Motion of a particle in a circular path. Suppose that the path of the particle P is a circle in the plane, with centre at the origin O and radius r0. Let i and j be unit vectors in the directions of the positive x- and y-axes. Let r, v and a be the position vector, velocity and acceleration of P. If P has polar coordinates (r0, θ), then
r = r0 (i cos θ + j sin θ),
v = ṙ = r0(−θ̇i sin θ + θ̇j cos θ),
a = r̈ = r0(−θ̈i sin θ − θ̇2i cos θ + θ̈j cos θ − θ̇2j sin θ).

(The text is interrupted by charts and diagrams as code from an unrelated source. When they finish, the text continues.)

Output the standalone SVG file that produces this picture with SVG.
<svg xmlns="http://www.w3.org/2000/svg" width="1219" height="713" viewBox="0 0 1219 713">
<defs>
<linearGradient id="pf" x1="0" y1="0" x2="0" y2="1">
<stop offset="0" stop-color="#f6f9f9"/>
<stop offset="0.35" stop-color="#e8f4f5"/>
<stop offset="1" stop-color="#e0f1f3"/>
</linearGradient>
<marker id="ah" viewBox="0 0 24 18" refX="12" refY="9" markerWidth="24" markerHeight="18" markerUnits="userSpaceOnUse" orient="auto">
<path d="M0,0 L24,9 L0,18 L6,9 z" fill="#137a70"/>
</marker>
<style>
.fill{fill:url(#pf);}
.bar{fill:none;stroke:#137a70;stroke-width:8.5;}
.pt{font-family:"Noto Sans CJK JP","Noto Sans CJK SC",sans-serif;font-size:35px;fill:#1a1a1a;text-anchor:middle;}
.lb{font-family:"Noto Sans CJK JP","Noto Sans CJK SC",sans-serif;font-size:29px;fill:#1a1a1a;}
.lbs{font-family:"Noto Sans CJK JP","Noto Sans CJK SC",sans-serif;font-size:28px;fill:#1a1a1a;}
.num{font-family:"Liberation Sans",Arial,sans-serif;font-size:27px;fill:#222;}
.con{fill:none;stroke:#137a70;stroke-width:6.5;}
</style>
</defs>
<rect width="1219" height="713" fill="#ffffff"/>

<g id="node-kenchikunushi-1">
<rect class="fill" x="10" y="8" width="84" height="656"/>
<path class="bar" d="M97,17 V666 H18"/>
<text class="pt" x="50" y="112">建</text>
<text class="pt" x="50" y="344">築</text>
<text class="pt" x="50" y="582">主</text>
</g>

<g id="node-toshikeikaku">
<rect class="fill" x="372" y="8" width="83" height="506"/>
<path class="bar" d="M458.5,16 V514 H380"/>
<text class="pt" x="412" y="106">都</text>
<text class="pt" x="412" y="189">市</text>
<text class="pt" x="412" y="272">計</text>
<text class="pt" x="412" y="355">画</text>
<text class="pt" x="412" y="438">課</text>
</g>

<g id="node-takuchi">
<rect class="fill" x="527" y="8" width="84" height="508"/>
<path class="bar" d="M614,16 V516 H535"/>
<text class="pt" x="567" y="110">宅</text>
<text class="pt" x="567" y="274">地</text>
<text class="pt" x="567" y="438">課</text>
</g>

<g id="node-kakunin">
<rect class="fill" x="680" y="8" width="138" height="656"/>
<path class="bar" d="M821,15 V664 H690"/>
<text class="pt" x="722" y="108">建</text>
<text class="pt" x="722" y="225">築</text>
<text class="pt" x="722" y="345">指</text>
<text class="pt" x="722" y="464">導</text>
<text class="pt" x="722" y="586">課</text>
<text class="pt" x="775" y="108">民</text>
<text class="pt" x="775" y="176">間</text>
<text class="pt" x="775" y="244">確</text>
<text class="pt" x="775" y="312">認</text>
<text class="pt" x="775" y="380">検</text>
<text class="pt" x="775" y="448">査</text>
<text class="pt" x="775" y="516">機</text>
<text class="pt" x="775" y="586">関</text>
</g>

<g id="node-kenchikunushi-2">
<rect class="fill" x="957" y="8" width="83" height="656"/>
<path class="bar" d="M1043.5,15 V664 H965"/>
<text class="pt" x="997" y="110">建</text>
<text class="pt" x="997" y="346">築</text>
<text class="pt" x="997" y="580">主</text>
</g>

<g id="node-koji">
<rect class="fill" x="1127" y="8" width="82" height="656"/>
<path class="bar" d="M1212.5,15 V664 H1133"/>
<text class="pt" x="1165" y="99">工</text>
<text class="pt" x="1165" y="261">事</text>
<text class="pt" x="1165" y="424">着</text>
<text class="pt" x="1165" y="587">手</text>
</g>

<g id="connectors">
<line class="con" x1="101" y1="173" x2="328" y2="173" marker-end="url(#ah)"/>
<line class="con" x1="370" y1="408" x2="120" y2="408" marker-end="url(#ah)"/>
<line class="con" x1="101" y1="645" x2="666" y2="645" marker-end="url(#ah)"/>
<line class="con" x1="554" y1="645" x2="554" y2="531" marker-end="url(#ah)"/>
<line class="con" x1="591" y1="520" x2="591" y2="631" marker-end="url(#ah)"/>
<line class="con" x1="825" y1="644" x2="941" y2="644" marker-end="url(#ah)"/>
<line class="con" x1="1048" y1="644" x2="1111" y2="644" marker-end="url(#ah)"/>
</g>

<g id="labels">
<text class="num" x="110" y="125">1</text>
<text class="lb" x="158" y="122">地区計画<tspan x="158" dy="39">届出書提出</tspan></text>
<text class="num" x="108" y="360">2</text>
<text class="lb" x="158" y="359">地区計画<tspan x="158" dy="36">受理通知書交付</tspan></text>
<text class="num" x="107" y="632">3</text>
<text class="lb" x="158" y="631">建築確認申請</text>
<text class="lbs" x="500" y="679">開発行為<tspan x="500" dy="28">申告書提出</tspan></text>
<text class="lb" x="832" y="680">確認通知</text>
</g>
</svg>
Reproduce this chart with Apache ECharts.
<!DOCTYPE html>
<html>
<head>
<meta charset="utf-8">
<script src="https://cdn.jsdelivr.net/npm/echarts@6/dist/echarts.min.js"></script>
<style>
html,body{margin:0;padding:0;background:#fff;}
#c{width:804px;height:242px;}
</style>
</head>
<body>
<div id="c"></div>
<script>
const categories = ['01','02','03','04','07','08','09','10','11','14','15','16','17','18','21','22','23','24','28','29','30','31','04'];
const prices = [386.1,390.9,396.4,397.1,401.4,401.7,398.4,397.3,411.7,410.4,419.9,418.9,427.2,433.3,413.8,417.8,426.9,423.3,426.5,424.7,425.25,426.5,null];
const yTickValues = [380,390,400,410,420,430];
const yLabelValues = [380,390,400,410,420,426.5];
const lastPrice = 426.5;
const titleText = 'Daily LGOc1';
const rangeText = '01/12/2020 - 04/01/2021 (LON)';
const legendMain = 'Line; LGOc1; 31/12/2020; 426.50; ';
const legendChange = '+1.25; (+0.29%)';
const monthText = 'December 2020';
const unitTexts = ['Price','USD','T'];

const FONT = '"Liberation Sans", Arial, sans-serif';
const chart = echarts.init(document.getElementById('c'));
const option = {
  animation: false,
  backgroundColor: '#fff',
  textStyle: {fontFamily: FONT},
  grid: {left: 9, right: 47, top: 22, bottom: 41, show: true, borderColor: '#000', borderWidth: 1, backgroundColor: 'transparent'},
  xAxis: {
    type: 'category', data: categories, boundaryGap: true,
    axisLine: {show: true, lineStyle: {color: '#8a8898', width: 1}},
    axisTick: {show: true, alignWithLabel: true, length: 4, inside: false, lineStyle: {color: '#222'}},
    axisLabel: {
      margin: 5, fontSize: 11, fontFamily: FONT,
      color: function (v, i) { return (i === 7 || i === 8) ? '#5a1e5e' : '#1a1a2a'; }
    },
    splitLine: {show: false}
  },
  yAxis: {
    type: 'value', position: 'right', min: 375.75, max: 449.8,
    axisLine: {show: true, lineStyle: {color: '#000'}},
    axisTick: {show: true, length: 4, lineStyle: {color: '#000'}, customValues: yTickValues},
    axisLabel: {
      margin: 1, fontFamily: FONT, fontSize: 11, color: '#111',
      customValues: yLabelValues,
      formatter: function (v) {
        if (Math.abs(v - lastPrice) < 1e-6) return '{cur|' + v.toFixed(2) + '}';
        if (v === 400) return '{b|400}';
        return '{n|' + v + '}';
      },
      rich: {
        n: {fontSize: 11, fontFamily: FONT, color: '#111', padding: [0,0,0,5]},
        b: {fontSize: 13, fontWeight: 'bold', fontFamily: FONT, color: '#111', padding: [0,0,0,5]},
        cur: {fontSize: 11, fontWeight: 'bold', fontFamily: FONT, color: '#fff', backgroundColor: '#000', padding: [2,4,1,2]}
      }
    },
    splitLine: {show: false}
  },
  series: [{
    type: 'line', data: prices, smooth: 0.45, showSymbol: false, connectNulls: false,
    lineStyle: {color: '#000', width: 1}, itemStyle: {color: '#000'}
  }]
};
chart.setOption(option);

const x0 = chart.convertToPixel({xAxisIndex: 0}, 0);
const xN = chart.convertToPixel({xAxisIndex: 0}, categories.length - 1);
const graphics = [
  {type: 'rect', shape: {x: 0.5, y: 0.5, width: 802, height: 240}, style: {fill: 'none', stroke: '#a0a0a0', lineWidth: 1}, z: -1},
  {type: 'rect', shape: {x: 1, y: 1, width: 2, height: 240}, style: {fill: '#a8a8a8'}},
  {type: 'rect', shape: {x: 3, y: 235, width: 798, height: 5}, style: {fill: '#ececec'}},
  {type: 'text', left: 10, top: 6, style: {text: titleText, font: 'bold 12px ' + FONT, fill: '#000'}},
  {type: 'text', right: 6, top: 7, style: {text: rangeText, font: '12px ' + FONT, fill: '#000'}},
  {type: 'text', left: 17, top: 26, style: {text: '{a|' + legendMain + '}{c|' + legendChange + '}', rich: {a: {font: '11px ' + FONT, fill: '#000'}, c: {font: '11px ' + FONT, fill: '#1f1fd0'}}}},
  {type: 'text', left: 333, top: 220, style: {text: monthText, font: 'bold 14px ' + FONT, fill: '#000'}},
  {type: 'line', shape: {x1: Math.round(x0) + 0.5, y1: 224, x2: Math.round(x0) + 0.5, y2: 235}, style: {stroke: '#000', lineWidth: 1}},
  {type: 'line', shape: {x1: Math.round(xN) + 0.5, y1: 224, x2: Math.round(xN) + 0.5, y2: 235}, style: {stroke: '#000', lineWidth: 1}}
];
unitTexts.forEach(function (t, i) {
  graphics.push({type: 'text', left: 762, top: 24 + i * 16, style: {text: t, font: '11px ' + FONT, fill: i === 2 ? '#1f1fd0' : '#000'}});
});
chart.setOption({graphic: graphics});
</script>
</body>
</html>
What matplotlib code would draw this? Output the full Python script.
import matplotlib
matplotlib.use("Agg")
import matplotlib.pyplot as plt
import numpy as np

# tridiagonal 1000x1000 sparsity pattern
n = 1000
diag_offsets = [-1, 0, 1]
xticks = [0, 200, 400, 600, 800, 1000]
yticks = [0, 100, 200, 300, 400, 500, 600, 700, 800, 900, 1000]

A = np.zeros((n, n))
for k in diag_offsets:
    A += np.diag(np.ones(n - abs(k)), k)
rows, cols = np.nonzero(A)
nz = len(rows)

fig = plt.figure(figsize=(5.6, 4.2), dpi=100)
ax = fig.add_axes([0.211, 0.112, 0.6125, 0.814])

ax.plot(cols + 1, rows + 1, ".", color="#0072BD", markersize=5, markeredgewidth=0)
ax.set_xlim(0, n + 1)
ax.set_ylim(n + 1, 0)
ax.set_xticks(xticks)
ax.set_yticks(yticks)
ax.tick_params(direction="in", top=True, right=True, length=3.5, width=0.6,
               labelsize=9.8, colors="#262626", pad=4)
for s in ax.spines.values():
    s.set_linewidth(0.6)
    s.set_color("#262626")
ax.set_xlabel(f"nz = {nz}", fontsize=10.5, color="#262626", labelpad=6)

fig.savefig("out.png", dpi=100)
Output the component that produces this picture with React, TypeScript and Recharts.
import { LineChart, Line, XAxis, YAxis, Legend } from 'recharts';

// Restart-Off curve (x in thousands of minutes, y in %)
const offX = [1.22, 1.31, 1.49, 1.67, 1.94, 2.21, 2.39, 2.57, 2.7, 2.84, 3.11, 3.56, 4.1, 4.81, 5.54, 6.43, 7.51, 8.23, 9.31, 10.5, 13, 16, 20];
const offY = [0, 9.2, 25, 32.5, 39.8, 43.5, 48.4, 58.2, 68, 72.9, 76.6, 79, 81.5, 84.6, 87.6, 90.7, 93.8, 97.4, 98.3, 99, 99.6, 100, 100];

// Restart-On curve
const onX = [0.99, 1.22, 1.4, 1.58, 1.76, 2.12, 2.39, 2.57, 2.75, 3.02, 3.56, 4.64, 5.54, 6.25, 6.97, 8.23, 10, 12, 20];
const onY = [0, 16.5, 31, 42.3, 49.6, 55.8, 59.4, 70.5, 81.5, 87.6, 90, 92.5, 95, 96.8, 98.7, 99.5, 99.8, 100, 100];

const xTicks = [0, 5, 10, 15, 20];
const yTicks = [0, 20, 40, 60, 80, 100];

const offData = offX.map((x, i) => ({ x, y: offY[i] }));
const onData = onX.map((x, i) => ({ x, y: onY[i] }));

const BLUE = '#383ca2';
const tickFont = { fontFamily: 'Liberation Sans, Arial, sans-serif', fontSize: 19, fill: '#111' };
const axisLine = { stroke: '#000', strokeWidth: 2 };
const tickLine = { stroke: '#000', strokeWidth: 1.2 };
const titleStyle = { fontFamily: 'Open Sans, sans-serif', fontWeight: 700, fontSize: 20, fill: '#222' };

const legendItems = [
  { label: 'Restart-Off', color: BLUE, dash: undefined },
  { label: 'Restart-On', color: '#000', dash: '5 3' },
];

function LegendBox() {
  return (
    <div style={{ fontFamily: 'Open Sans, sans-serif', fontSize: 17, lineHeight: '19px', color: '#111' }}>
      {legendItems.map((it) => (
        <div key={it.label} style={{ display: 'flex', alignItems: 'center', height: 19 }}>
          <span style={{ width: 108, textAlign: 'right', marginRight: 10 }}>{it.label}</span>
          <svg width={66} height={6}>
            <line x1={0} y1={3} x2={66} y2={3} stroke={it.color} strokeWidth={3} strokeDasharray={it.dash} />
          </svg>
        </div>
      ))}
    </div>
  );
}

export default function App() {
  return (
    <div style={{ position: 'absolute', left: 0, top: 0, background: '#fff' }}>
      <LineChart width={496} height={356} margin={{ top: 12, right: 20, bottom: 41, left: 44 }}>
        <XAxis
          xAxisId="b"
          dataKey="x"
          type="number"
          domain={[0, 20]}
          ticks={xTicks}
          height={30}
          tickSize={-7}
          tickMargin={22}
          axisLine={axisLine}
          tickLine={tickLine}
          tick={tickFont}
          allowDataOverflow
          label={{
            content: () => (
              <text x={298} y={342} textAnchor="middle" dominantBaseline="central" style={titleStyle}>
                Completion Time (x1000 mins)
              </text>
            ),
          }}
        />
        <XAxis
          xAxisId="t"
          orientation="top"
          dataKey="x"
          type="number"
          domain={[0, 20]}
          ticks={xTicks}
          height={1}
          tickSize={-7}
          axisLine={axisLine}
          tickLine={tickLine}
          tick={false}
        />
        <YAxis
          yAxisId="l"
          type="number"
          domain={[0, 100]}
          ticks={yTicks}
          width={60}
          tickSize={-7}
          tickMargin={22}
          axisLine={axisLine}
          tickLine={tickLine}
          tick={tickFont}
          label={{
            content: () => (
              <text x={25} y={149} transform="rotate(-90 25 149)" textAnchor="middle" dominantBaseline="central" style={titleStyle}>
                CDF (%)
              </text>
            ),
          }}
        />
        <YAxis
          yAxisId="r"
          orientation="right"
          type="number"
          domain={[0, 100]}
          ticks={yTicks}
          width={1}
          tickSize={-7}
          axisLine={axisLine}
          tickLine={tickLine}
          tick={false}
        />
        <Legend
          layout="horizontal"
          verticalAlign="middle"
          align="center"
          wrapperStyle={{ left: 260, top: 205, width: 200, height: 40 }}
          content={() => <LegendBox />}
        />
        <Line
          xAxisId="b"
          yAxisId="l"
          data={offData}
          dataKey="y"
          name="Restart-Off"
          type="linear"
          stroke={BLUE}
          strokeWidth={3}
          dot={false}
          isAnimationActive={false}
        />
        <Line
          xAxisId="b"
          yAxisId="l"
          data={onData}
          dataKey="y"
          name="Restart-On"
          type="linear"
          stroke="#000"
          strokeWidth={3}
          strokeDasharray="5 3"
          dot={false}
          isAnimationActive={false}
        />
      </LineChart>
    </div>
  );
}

Let er=i cos θ+j sin θ and eθ=−i sin θ+j cos θ, so that er is a unit vector along OP in the direction of increasing r, and eθ is a unit vector perpendicular to this in the direction of increasing θ. Then the equations above become
r=r0er, v=ṙ=r0θ̇eθ, a=r̈=−r0θ̇2er+r0θ̈eθ.
If the particle, of mass m, is acted on by a force F, where F=F1er+F2eθ, then the equation of motion mr̈=F gives−mr0θ̇2=F1 and mr0θ̈=F2. If the transverse component F2 of the force is zero, then θ̇=constant and the particle has constant speed.